Впрочем, мысль о мистере Пилгриме так и осталась на задворках сознания, а мистер Бленкинсоп не предоставил ничего нового для осмысления, кроме разве что чувства безопасности, так что сейчас разум мисс Моул был свободен и готов воспринять впечатление о дяде Джиме. Поскольку Ханна всегда была иронична, сочиняя любовные романы о себе, она могла сделать их сколь угодно экстравагантными и потому нимало не разочаровалась, увидев мужчину в слишком тесной, на ее взгляд, одежде, совершенно не похожего на пирата ее грез. Что ж, это и к лучшему, подумала она, припомнив различия между той мисс Моул, которую мысленно определила ему в подруги, и собой, пока пожимала руку ничем не примечательному дяде Джиму, который мог бы работать налоговым инспектором. У Джима Эрли оказалось узкое лицо, коротко постриженные светлые усы и гусиные лапки морщинок возле глаз, которые придавали ему скорее веселое, чем озабоченное выражение.
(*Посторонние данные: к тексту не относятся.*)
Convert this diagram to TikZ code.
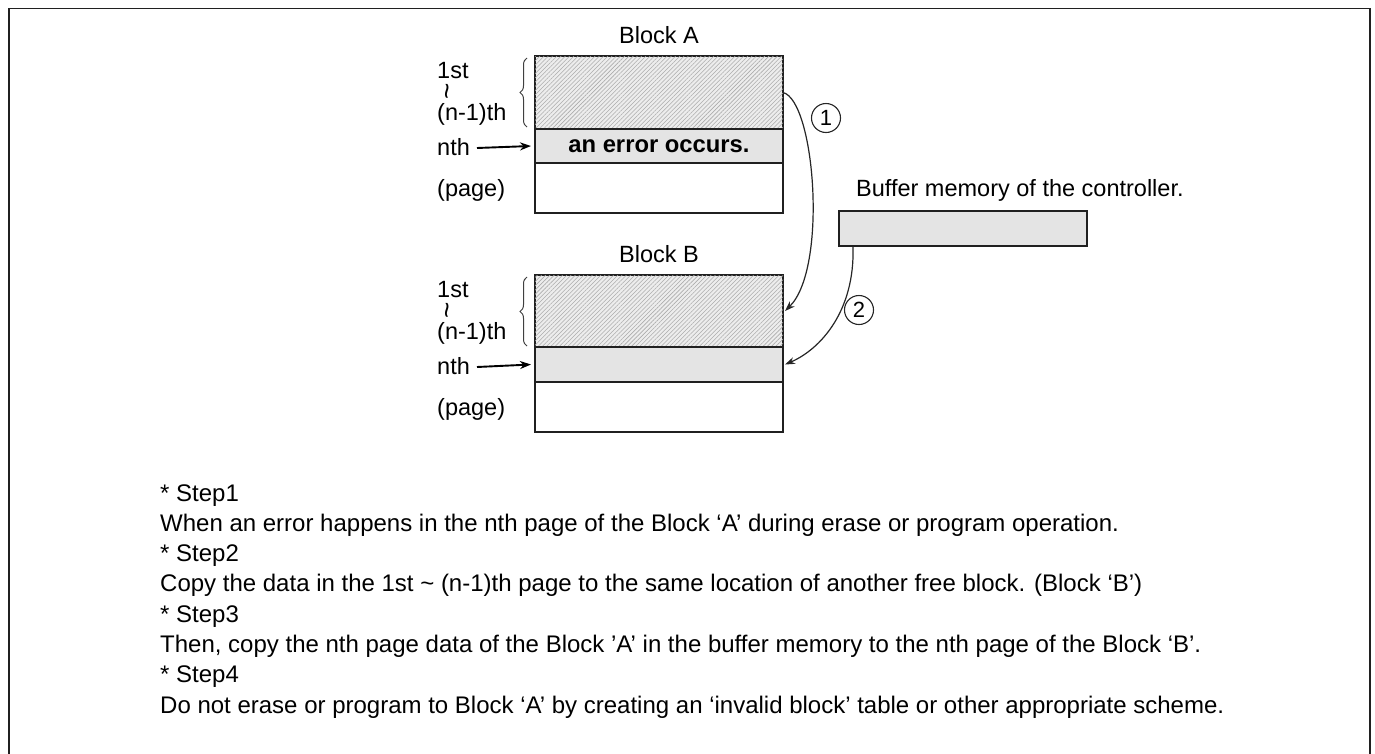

И хотя загар и вправду был бронзовым (по сравнению с шурином Роберт Кордер выглядел больным лихорадкой с пятнами румянца на скулах), но не наводил немедленно на мысль об ураганах и тропическом солнце. В целом гость обладал обычной наружностью, но в его неторопливых движениях, медленной речи и спокойном, неосуждающем взгляде было нечто такое, что заставило Ханну почувствовать: перед ней еще один мужчина, на которого можно положиться. На Роберта Кордера мистер Эрли оказал интересный эффект: в его присутствии тот словно скукожился до гномьих размеров, но для Ханны это была первая возможность сравнить преподобного с человеком, принадлежащим более широкому миру, чем мир молельни на Бересфорд-роуд, и ей показалось, что дядя Джим смотрелся бы за церковной кафедрой уместнее, чем Роберт Кордер на капитанском мостике. Авторитет Джима Эрли был авторитетом человека, который хорошо знает свое дело и с течением времени достиг в нем определенного положения, вполне заслуженного, в то время как Роберт Кордер получил готовую должность вместе с прилагающимся к ней авторитетом, и хотя тот служил постоянным источником вознаграждений, но столь же постоянно вынуждал искать и требовать признания. Ханна с грустью подумала, что сама очень похожа на преподобного: не владея профессией, способной обеспечить хороший старт в жизни, она тем не менее не довольствуется впечатлением, которое ее личность (без посторонних ухищрений) производит на других; возможно, это признак слабохарактерности.